Located atop a steep hill, the Armenian Genocide Memorial is one of the landmarks of Armenia’s capital, Yerevan. But it does not stand alone.
Armenia contains nearly 30 memorials to the the victims of Ottoman Turkey’s 1915 massacre of ethnic Armenians, according to the Armenian National Institute (ANI), a Washington, DC-based research and education center. They often stand in places named after locations in Turkey that formerly contained ethnic Armenian communities — Nor Sebastia, Nor Hajen, Musa Ler or Arabkir.
“Monuments have come to serve as a location for gatherings, as the victims of the Armenian genocide have no graves,” claimed ANI Director Rouben Adalian, an historian. During the 1960s, when greater public attention also started to focus on the Holocaust, the Armenian Diaspora began the construction of monuments to the victims of 1915.
In Soviet Armenia, Adalian added, the topic generally had been suppressed. None of the monuments were built before 1965. “[I]t was not even discussed until 1965 when there was a public outcry that the genocide should be remembered.”
Many monuments were built throughout Armenia in the 1970s and 1980s; most adhere to a stark symbolism.
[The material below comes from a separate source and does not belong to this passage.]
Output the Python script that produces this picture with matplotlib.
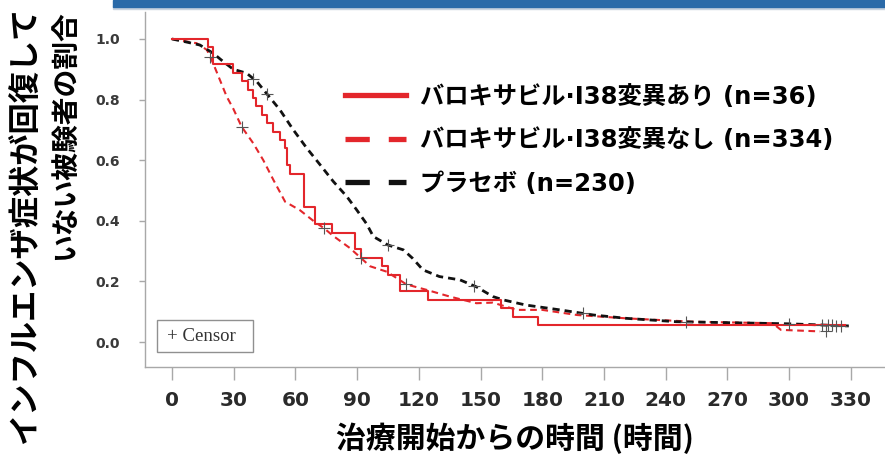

Since the collapse of the Soviet Union in 1991, they often are smaller and use more religious and ethnic-identity references than previously would have been allowed.
In several locations, graves of soldiers killed during the 1988-1994 war with neighboring Azerbaijan over breakaway Nagorno Karabakh have been placed next to the memorials.
Yet other than the best-known memorials in Yerevan, the northern village of Aparan and the hamlet of Sardarapat, not far from the Turkish border, most of these structures are not well maintained, and receive few visitors.